──────── Data shown

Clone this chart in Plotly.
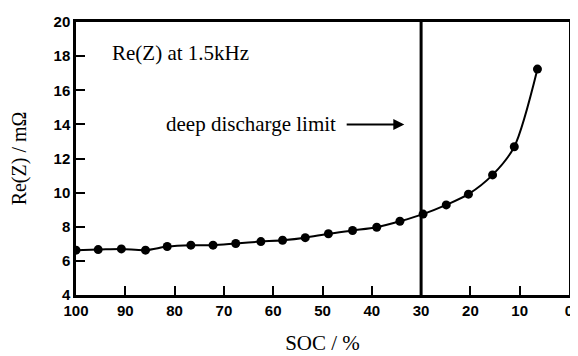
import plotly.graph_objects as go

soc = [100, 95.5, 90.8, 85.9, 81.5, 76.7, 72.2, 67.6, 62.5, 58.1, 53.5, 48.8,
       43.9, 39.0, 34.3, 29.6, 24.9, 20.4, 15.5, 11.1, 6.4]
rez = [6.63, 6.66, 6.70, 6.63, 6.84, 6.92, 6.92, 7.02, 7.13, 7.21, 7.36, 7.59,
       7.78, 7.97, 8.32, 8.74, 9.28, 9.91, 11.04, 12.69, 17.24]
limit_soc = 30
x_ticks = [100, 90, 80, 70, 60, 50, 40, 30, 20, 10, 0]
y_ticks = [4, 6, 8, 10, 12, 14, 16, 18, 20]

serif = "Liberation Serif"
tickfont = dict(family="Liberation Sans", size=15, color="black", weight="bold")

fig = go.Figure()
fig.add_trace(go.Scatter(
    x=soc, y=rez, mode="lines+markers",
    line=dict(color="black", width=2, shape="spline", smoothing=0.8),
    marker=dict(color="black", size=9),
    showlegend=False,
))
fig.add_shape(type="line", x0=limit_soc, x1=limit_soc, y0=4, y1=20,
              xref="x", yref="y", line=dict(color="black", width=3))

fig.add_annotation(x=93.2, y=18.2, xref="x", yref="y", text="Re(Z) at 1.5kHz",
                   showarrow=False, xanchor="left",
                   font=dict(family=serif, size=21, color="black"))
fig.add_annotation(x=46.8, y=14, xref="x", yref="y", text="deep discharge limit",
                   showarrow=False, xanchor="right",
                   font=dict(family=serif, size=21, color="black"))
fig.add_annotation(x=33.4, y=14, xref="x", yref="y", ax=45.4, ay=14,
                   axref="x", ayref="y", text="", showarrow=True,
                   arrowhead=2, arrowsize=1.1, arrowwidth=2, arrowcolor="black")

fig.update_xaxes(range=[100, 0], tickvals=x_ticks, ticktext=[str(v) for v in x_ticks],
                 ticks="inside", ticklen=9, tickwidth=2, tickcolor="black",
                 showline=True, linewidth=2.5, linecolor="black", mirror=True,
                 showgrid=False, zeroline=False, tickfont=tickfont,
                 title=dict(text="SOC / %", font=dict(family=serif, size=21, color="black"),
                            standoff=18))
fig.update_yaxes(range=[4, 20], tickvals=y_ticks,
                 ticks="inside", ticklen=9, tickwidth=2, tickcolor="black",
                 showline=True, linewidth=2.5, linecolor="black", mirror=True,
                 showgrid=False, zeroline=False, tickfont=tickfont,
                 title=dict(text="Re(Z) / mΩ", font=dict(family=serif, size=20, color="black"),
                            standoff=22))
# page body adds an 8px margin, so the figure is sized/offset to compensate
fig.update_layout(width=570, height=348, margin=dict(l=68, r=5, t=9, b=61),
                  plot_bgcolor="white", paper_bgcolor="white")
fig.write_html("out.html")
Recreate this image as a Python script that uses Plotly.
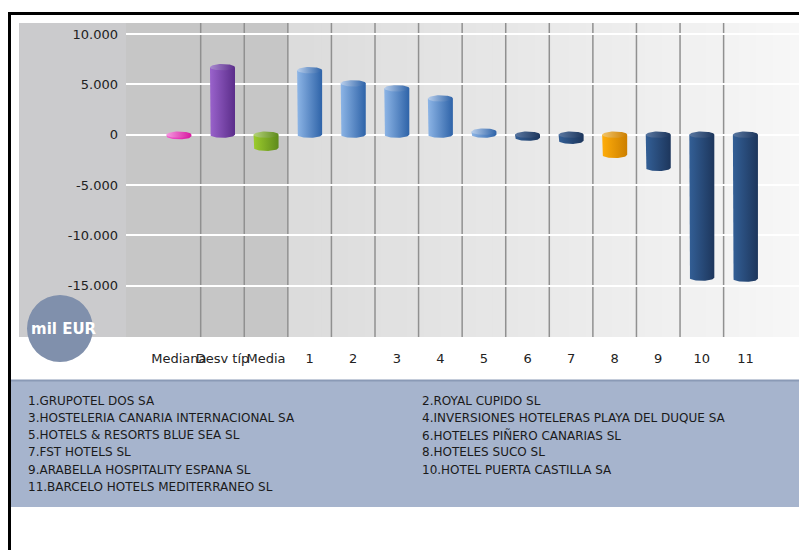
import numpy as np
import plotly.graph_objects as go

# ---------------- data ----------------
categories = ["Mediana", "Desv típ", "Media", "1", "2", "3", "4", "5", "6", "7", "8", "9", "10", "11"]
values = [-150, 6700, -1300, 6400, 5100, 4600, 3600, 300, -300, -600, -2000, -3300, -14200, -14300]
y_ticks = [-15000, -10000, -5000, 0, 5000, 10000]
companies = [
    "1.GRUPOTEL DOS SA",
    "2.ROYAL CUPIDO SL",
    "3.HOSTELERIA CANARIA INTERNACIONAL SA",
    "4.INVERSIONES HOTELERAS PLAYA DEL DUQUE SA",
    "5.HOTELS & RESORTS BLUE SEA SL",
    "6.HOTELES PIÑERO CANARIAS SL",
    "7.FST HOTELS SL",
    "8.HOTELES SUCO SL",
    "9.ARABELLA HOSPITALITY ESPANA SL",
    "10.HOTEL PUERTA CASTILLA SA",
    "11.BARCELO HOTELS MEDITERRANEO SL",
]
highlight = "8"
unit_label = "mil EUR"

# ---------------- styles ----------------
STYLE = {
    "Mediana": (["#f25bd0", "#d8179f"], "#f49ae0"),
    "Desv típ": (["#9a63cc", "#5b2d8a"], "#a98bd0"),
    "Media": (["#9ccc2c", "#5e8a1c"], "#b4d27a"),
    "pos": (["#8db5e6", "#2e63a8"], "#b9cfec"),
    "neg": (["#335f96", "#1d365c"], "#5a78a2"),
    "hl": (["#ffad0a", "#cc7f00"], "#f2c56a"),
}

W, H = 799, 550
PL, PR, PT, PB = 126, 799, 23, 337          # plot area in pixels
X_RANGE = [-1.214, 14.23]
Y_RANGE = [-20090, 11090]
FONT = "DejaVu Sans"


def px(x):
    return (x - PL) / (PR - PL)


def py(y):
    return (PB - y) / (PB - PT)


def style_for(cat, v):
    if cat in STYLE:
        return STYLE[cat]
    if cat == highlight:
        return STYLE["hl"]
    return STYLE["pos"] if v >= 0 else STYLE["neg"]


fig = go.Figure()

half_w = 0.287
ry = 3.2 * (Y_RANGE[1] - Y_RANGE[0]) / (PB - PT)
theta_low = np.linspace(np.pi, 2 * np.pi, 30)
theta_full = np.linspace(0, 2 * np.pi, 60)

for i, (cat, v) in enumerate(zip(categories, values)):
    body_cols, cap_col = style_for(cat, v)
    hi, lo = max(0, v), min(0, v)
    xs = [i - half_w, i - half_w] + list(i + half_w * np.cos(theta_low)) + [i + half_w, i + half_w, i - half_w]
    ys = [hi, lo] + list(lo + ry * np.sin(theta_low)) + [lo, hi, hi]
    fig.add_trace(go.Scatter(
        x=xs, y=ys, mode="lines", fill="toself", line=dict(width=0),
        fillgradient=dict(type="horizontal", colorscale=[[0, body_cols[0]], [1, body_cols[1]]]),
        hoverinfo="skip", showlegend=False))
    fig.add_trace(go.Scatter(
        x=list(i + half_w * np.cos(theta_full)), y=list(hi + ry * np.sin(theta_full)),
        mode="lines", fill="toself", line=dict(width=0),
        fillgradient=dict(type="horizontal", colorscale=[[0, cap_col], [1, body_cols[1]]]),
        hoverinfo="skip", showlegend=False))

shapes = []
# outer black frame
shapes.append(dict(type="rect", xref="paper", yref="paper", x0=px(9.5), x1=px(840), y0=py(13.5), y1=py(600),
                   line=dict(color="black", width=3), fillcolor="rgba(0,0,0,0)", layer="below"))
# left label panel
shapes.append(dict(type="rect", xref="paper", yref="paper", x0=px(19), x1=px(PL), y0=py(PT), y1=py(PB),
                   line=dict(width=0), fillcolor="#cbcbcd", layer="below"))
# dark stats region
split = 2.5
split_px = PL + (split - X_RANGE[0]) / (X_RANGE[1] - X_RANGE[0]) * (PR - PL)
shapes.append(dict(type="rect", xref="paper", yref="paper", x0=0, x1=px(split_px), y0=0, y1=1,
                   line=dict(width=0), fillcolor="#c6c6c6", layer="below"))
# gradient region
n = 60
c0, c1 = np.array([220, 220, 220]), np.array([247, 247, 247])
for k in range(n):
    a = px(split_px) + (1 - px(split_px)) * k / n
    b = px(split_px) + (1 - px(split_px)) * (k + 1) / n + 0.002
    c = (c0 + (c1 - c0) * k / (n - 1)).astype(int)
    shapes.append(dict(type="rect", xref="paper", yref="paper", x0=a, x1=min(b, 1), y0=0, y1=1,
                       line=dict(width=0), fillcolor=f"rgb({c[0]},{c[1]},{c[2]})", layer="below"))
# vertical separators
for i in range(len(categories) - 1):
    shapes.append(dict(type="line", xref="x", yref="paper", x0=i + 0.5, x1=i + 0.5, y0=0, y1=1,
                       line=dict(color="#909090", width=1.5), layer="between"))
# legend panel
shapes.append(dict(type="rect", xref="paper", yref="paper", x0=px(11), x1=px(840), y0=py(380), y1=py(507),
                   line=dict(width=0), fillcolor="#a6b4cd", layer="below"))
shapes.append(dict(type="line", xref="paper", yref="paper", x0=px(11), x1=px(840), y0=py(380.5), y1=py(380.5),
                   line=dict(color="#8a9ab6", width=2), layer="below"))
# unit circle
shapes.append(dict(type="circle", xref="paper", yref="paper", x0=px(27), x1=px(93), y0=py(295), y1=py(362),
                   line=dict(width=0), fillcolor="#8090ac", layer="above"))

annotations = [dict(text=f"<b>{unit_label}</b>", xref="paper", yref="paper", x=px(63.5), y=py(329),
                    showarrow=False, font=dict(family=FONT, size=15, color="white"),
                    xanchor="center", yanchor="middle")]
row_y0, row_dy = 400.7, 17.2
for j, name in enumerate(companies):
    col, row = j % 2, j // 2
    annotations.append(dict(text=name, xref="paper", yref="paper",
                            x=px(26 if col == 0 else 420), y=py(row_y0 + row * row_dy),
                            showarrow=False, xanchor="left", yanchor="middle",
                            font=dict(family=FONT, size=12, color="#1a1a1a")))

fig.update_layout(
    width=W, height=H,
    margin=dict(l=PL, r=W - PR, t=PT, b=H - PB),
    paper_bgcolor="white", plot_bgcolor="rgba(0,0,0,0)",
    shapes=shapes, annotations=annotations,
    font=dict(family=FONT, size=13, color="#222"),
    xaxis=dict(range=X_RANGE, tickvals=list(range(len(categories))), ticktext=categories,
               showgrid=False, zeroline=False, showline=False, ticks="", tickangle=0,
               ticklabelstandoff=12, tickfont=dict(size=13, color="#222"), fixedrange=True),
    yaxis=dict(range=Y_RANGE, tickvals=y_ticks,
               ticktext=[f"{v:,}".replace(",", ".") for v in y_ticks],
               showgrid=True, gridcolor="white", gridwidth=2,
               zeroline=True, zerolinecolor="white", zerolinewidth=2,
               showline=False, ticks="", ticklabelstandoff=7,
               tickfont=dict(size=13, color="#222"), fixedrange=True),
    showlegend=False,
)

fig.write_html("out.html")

────────────────

__Problem statement__. Collect from the data above every line that includes "this".

__Exercise output__.
Clone this chart in Plotly.
Recreate this image as a Python script that uses Plotly.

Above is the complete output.